Hardaway also said if he did find out that a teammate was gay, he would ask for the player to be removed from the team.
“His words pollute the atmosphere,” Amaechi said. “It creates an atmosphere that allows young gays and lesbians to be harassed in school, creates an atmosphere where in 33 states you can lose your job and where anti-gay and lesbian issues are used for political gain,” Amaechi said.
It’s been hard not to notice that the TV news analysis of Tim Hardaway’s hate rant has often been so incredibly lacking. I suppose this shouldn’t be a surprise, considering how the American sports media mostly mishandled John Amaechi’s coming out in the first place. Kenny Smith and Charles Barkley, on TNT’s prominent NBA broadcasts, took the cynical approach (one they curiously intended as the high ground) that NBA players don’t have issues with gay teammates and that Amaechi’s only reason for coming out was to sell a book. Charles, never the sharpest tool in the shed, was unwilling or unable to take the issue beyond this superficial, preposterously presumptive thought (and by the way, Charles, every appearance you make on TV pads your pockets, too; does that mean we should dismiss your diatribes as pure money-making schemes?). NBA players may be progressive compared to the neanderthals in the NFL and MLB, but not by much. All three leagues feature culturally challenged men obsessed with sandbox notions of masculinity, but also a startling number religious zealots who can be heard after games praising a God who they believe helps them win and helps their coincidentally God-fearing opponents lose. For Charles or Kenny to assert that such an atmosphere is likely to be one of tolerance for an out-of-the-closet baller is ludicrous. Hardaway’s comments, as Amaechi himself pointed out, are in this way a relief, for at least they cut through the kind of see-no-evil, hear-no-evil nonsense spouted by “analysts” like Barkley.

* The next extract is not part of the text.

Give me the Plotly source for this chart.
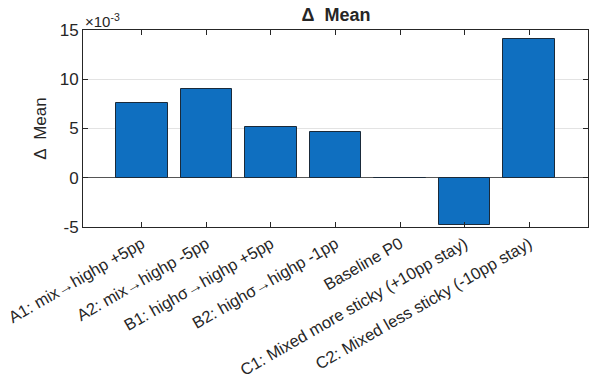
import plotly.graph_objects as go

categories = [
    "A1: mix→highp +5pp",
    "A2: mix→highp -5pp",
    "B1: highσ→highp +5pp",
    "B2: highσ→highp -1pp",
    "Baseline P0",
    "C1: Mixed more sticky (+10pp stay)",
    "C2: Mixed less sticky (-10pp stay)",
]
delta_mean = [0.00755, 0.00897, 0.00518, 0.00464, 0.0, -0.00483, 0.01408]
ytick_vals = [-0.005, 0, 0.005, 0.010, 0.015]
ytick_text = ["-5", "0", "5", "10", "15"]

fig = go.Figure()
fig.add_trace(go.Bar(
    x=list(range(len(categories))),
    y=delta_mean,
    width=0.8,
    marker=dict(color="#0f6fc0", line=dict(color="#1a2a3a", width=1)),
))

font = "Liberation Sans, Arial, sans-serif"
fig.update_layout(
    width=592, height=378,
    margin=dict(l=83, r=4, t=30, b=151),
    paper_bgcolor="white", plot_bgcolor="white",
    showlegend=False,
    font=dict(family=font, size=16, color="#262626"),
    title=dict(text="<b>Δ  Mean</b>", x=336 / 592, xanchor="center",
               xref="container", yref="container", y=1 - 15 / 378, yanchor="middle",
               font=dict(size=18, color="#262626")),
    bargap=0,
)
fig.update_xaxes(
    automargin=False,
    range=[-0.91, 6.91],
    tickmode="array", tickvals=list(range(len(categories))), ticktext=categories,
    tickangle=-30, ticks="inside", ticklen=5, tickcolor="#262626",
    ticklabeloverflow="allow",
    showline=True, linecolor="#262626", linewidth=1, mirror="ticks",
    showgrid=False, zeroline=False,
    tickfont=dict(size=16.5, color="#262626"),
)
fig.update_yaxes(
    automargin=False,
    range=[-0.005, 0.015],
    tickmode="array", tickvals=ytick_vals, ticktext=ytick_text,
    ticks="inside", ticklen=5, tickcolor="#262626",
    showline=True, linecolor="#262626", linewidth=1, mirror="ticks",
    showgrid=True, gridcolor="#e3e3e3", gridwidth=1,
    zeroline=True, zerolinecolor="#555555", zerolinewidth=1,
    title=dict(text="Δ  Mean", font=dict(size=17, color="#262626"), standoff=8),
    tickfont=dict(size=17, color="#262626"),
)
fig.add_annotation(
    text="×10<sup>-3</sup>", xref="paper", yref="paper", x=0.0, y=1.0,
    xanchor="left", yanchor="bottom", showarrow=False,
    font=dict(size=15, color="#262626"), yshift=-2,
)
fig.write_html("out.html", config={"displayModeBar": False},
               post_script="document.body.style.margin='0';")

This is exactly why people like Barkley are so ill-equipped to publicly moderate discussions on the matter. In the wake of Hardaway’s comments, Barkley said a gay teammate is a non-issue, that he, for instance, would be fine playing and showering and going out to road game dinners with such a person. Fair enough. Let’s assume, though, especially given Hardaway’s comments, that the same would not be true for every NBA player. The next step would be to analyze where this hatred comes from and why professional sports teams might be super-saturated representations of the greater homophobic population in the good ol’ US of A. But wait, doesn’t that homophobia and hatred come primarily from Western religion, and, in the case of American sports, specifically, Christianity? In that context, let’s entertain Barkley’s new favorite post-Hardaway sign-off on the topic: “Only God can judge people.” He means this, partly, as a way to say that he himself doesn’t judge Amaechi or other gay people. But the statement also points us to the widely-held belief that God, through Christian doctrine, does judge gay people and in fact damns them to hell. So why would we (or the NBA or Turner Broadcasting) want Barkley, a Christian regularly given to asserting his Christianity, attempting to publicly moderate a discussion about a negative and damaging cultural phenomenon (homophobia) when that same phenomenon is engendered by principles of a religion that the moderator (Barkley) himself admits to follow? Do you think anyone at TNT or in the NBA league office realizes that, in those moments when Barkley pretends to take the high ground by saying, “Only God can judge people,” he is, and they are by extension, actually perpetuating homophobia? This should be a major embarrassment for the league and for TNT, but I’m certain that it’s written off as nothing more than “Charles being Charles.”
Part of the issue here is that, with an explosion of media and networks and broadcasts in general, there has been a greater “need” for more talking heads, along with a greater “need” for more entertaining and thus competitive talking heads, and this has resulted in a considerably larger talent pool with extremely meager credentials. Barkley is a direct result of this. Should someone with his lack of depth and perspective really be afforded an analyst’s job at TNT? This problem is slightly less conspicuous when he and Kenny and Ernie are jawing about basketball talent or strategy or Charles’ gut, but it’s writ large and rimmed in neon when they veer into social or cultural issues like homosexuality and tolerance. I wish I could say that this hiring trend was more than just a temporary low point on the sports continuum, but given the money involved and the ingrained corporate wisdom that lowest common denominator material is the easiest way to that money, I, unfortunately, don’t see it waning any time soon. Barkley, if he gets his wish, may end up in politics someday in the near future. And if present conditions are any indication, he’ll be welcomed with open, Republican arms in a profession that tolerates, even privileges, culturally-stunted men with little analytical skill and even less capacity to formulate their thoughts through language. Oh, goody.